Two years ago, repairmen installing flooring in her kitchen stole jewelry hidden in her bathroom.

Since the second burglary, Taylor's children have installed a security system and replaced her back door with one that does not have windows.

The Victoria Police Department records for 2011 show a 3-percent decrease in class 1 crimes such as murder, rape, robbery, aggravated assault, burglary, theft and motor vehicle theft.

"There was also a very significant decrease in class II crimes - a little more than 24 percent," said Police Chief JJ Craig. "Those are really remarkable numbers."

Class II crimes include criminal mischief/vandalism, driving under the influence, drugs/narcotics, forgery/counterfeit, fraud, liquor law violations, simple assaults, terroristic threats, trespassing and weapons violations.

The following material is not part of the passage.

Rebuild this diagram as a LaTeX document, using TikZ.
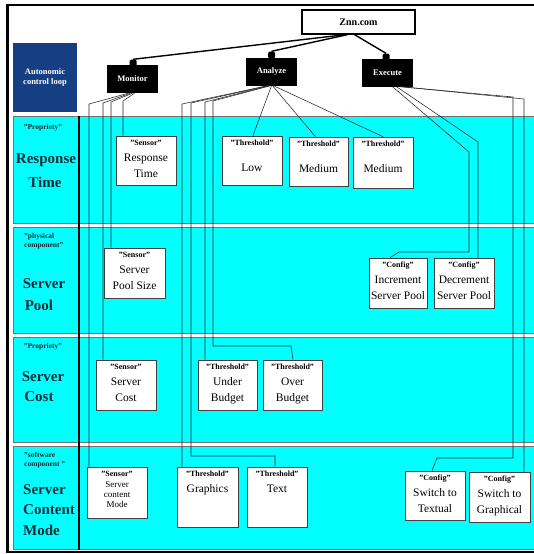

Craig credits the decrease in crime in Victoria to the hardworking men and women of the Victoria Police Department, but also to the investment in crime prevention, educating the public on how to avoid being the victims of crime.

The education of the public has specifically helped reduce the number of vehicle burglaries in Victoria, Craig said.

In addition to reducing the number of burglaries, Craig said the police department has had success getting burglars off the streets.

"We haven't publicized every one of them, but we have had great success in catching burglars of both homes and vehicles," Craig said. "This is because the patrol units have been good about taking data from witnesses and victims, knowing their areas and being vigilant. Sometimes it is just being in the right place at the right time to make the arrests."

Though there has been an overall decrease in class 1 crimes, the department records show nine more incidents of rape in 2011 than the previous year as well as a slight increase in aggravated assaults and home burglaries.

Craig said the department will focus its efforts on aggravated assault and home burglaries in the coming year.

"Aggravated assault is a problem area we will focus on in the upcoming year. There are problematic places and problematic bars where we will be focusing our efforts," Craig said. "We have also had a 4-percent increase in home burglaries, so that will be another focus area. We hope to educate the public through social media and other technology to protect their homes."

Craig said he is amazed at how many people leave their garage doors open or don't lock their doors.

"I have had people tell me that they are proud to live in a city where they can leave their doors unlocked," Craig said. "Victoria is a very safe city, but we are a bit too trustful at times. There are people who would just as soon take your stuff. If people would just lock their doors we would probably decrease vehicle burglaries alone by another 30 percent."

Community involvement also can aid patrol in getting burglars off the streets, said Victoria Police Sgt. Eline Moya.

"Call us if you see something that looks suspicious or just doesn't seem quite right," Craig said. "Those times when people call us, we often catch people in the act of committing crimes. Sometimes that one phone call adds a vital piece to the puzzle."

Callers who report suspicious activity can remain anonymous, Moya said. The dispatchers are trained to ask whether callers would like to remain anonymous or if they would like a police officer to get in contact with them.

Victoria also has been influenced by the national trend of a rise in sophisticated crimes such as forgeries, Craig said.

"Those crimes are low risk, but high reward. People can steal one checkbook or credit card and potentially get away with making a lot of unauthorized purchases," Craig said. "Fortunately the rise of crimes of that nature are not as high in Victoria as they are in some other cities."